▼

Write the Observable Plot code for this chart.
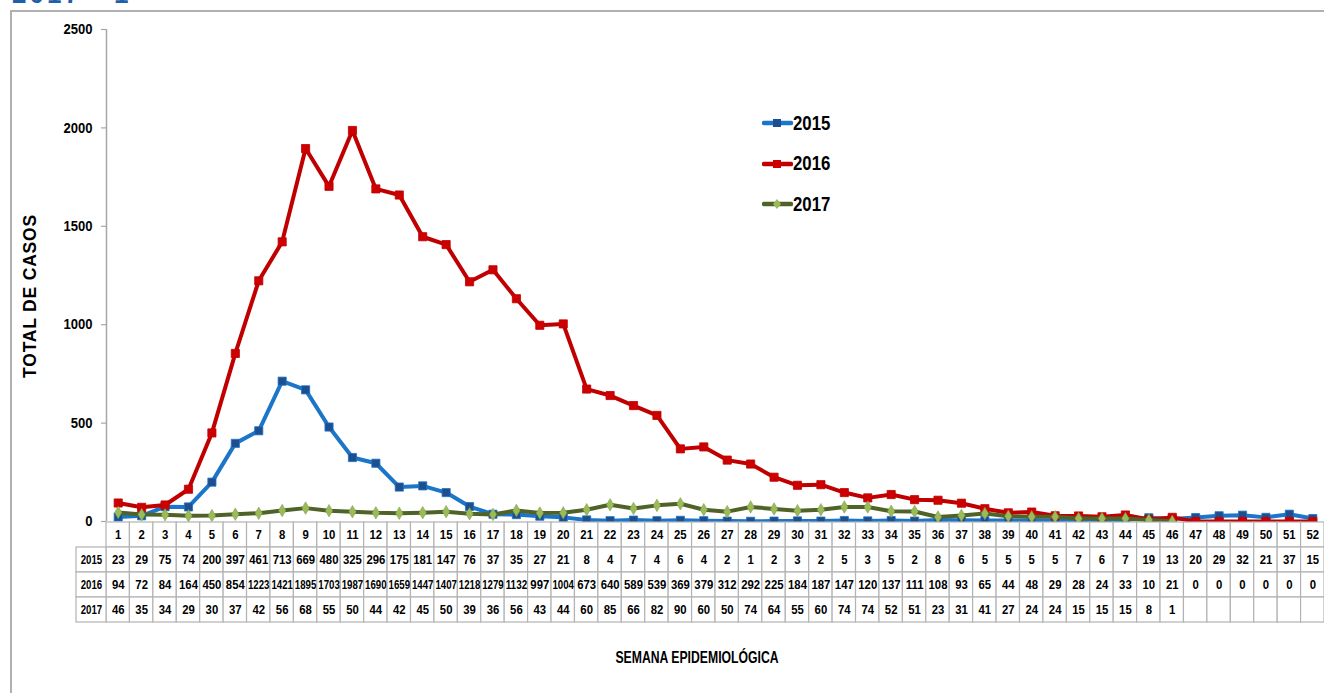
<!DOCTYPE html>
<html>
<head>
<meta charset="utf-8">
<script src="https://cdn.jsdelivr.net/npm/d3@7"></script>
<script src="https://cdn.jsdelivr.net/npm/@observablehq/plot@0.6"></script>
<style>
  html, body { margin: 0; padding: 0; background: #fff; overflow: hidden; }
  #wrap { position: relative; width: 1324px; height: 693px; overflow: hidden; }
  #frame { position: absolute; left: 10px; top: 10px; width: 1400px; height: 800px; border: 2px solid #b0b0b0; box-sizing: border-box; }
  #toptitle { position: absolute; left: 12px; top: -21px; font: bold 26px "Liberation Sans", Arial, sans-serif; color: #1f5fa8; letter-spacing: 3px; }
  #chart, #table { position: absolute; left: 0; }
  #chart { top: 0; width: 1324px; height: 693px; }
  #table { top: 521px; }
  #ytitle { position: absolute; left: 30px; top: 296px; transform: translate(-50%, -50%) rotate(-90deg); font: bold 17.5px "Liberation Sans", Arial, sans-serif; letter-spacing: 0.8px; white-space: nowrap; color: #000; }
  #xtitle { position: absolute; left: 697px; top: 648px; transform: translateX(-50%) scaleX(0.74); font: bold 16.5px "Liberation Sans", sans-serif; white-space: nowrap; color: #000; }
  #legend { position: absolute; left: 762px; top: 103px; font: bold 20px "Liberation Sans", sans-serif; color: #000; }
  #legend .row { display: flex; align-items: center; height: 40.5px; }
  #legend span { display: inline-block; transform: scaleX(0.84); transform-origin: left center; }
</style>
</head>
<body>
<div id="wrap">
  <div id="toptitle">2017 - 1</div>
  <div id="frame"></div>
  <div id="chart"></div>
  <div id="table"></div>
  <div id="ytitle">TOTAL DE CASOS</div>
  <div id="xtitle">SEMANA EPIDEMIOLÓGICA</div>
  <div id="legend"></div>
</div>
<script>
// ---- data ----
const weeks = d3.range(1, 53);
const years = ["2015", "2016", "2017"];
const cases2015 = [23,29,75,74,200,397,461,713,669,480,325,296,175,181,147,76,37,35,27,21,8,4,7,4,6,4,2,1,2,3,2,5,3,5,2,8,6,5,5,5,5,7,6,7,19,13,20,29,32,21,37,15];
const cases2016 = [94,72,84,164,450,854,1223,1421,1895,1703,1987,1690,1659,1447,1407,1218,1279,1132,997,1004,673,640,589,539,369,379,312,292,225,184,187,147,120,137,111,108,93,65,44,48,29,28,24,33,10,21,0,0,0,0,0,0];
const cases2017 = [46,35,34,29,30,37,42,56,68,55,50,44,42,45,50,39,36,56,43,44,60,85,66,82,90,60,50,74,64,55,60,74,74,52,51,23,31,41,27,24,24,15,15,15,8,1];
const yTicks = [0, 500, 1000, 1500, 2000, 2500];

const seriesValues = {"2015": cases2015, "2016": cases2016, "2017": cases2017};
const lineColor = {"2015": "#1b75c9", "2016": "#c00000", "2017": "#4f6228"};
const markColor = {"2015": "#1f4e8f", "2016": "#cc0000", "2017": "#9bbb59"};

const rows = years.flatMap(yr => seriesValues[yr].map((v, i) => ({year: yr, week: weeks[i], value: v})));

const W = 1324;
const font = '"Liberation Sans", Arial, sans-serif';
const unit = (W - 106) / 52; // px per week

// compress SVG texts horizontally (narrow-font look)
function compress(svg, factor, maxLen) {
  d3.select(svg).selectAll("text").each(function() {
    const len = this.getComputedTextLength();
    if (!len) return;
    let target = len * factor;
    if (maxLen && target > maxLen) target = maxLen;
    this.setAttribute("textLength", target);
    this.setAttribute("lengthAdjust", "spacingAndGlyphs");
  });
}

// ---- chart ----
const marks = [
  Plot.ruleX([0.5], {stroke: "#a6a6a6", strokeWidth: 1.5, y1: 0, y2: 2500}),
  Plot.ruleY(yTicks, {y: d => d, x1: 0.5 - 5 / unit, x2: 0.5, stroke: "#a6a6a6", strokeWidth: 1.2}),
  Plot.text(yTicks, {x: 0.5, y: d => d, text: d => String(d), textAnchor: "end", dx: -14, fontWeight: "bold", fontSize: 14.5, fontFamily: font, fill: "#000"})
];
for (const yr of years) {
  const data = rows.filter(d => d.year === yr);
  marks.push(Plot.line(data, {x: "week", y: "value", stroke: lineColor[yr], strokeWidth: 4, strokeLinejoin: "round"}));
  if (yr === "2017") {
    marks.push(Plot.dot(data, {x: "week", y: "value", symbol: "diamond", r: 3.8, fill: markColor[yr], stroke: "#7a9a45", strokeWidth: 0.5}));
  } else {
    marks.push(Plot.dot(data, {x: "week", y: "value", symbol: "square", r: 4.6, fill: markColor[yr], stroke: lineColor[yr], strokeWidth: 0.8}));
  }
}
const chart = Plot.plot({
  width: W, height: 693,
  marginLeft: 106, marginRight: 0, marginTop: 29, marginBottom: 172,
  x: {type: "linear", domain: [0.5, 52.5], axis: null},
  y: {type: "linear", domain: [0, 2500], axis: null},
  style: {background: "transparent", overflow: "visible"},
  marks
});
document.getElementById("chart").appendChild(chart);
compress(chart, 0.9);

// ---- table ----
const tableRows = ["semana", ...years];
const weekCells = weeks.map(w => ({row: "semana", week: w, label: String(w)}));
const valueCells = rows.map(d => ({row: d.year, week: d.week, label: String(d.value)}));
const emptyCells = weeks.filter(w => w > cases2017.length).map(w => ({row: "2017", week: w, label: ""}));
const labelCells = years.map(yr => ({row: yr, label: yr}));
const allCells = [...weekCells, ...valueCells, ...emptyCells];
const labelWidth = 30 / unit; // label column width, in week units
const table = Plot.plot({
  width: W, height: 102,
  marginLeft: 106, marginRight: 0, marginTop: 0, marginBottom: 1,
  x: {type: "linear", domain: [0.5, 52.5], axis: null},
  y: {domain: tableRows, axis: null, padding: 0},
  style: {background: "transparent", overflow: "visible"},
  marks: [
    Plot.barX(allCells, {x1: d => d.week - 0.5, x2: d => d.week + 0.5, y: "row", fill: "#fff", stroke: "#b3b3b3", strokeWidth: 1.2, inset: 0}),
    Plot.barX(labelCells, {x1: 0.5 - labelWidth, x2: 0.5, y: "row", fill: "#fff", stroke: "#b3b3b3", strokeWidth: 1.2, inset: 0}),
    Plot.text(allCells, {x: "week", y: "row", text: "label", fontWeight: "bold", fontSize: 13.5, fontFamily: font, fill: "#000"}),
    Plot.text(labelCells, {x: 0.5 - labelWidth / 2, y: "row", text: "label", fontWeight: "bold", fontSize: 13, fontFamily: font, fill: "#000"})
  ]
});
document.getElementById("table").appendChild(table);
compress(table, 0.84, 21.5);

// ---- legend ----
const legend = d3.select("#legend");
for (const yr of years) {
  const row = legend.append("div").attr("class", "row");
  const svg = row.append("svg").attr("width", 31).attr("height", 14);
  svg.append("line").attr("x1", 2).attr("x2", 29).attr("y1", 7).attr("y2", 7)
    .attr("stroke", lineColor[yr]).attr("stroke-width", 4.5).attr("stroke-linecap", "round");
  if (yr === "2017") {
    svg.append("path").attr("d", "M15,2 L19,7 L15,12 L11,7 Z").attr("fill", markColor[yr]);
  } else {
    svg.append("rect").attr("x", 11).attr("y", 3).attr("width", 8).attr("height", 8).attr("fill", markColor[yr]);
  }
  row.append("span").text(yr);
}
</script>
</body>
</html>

▲
▼

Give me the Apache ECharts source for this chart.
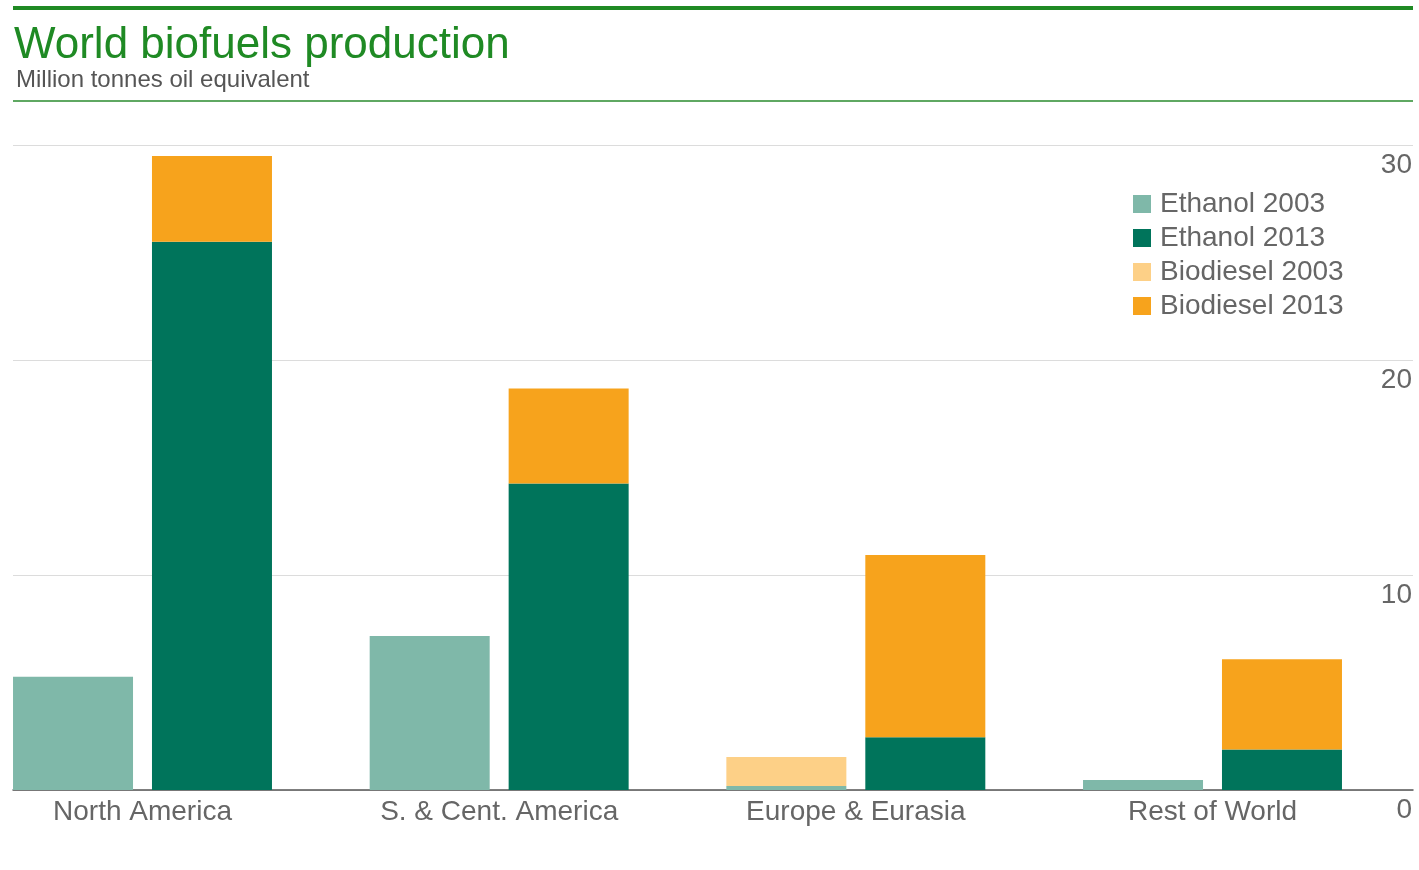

▲
▼

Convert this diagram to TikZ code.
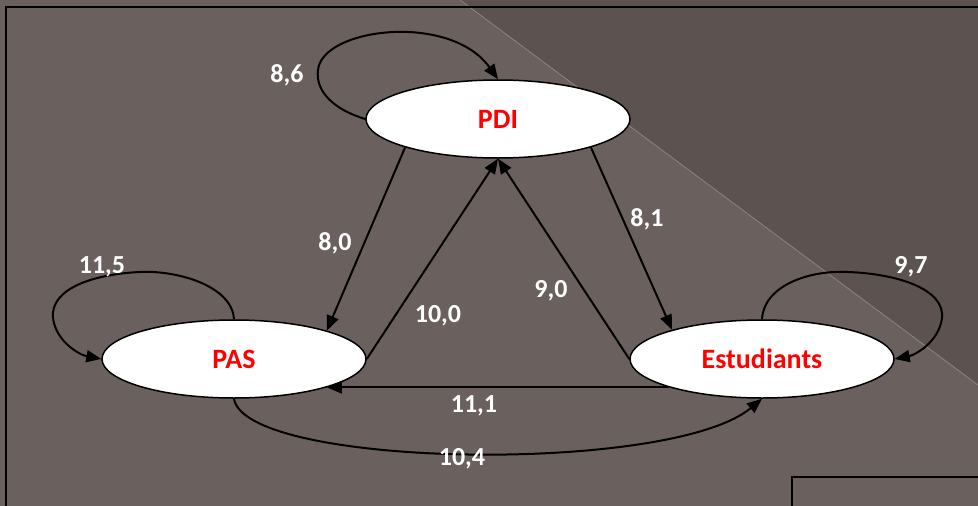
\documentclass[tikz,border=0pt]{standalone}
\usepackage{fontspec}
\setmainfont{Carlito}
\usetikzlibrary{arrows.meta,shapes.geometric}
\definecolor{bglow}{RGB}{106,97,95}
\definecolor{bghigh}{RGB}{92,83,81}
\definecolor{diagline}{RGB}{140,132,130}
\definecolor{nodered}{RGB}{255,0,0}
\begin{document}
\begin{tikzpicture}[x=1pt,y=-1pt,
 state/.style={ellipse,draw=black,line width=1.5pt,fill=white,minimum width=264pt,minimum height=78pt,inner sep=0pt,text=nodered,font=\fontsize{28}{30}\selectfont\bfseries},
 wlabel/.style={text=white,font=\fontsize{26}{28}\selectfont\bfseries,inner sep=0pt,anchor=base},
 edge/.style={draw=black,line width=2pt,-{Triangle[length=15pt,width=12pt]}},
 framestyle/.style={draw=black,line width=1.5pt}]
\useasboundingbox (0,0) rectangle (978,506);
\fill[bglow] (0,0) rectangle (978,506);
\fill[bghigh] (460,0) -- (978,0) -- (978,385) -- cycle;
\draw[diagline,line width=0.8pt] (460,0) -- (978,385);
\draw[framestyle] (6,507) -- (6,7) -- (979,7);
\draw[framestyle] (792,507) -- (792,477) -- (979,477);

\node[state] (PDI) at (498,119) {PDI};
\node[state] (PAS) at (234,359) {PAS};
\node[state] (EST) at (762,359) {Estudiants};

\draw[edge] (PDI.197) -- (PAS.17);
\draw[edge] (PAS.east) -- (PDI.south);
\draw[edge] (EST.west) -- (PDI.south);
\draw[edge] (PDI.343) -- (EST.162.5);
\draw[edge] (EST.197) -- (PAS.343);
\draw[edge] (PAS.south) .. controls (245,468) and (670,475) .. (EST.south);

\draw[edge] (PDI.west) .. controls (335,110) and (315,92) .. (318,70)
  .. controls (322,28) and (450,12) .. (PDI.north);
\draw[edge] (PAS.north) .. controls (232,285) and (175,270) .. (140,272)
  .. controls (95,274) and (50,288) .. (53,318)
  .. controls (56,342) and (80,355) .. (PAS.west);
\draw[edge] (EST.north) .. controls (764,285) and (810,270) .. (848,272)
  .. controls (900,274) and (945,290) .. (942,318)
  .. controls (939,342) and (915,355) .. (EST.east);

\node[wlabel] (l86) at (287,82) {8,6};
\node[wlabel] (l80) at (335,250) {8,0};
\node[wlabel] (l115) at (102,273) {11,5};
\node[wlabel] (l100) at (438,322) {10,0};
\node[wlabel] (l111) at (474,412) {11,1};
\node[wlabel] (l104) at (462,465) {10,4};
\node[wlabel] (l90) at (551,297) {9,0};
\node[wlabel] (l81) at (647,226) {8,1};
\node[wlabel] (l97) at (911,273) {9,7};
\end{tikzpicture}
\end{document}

▲

- _TASK DESCRIPTION_: Filter the records for lines holding the string "this". Copy each one.

- _CORRECT OUTPUT_:
Write the Observable Plot code for this chart.
    const len = this.getComputedTextLength();
    this.setAttribute("textLength", target);
    this.setAttribute("lengthAdjust", "spacingAndGlyphs");
Give me the Apache ECharts source for this chart.
Convert this diagram to TikZ code.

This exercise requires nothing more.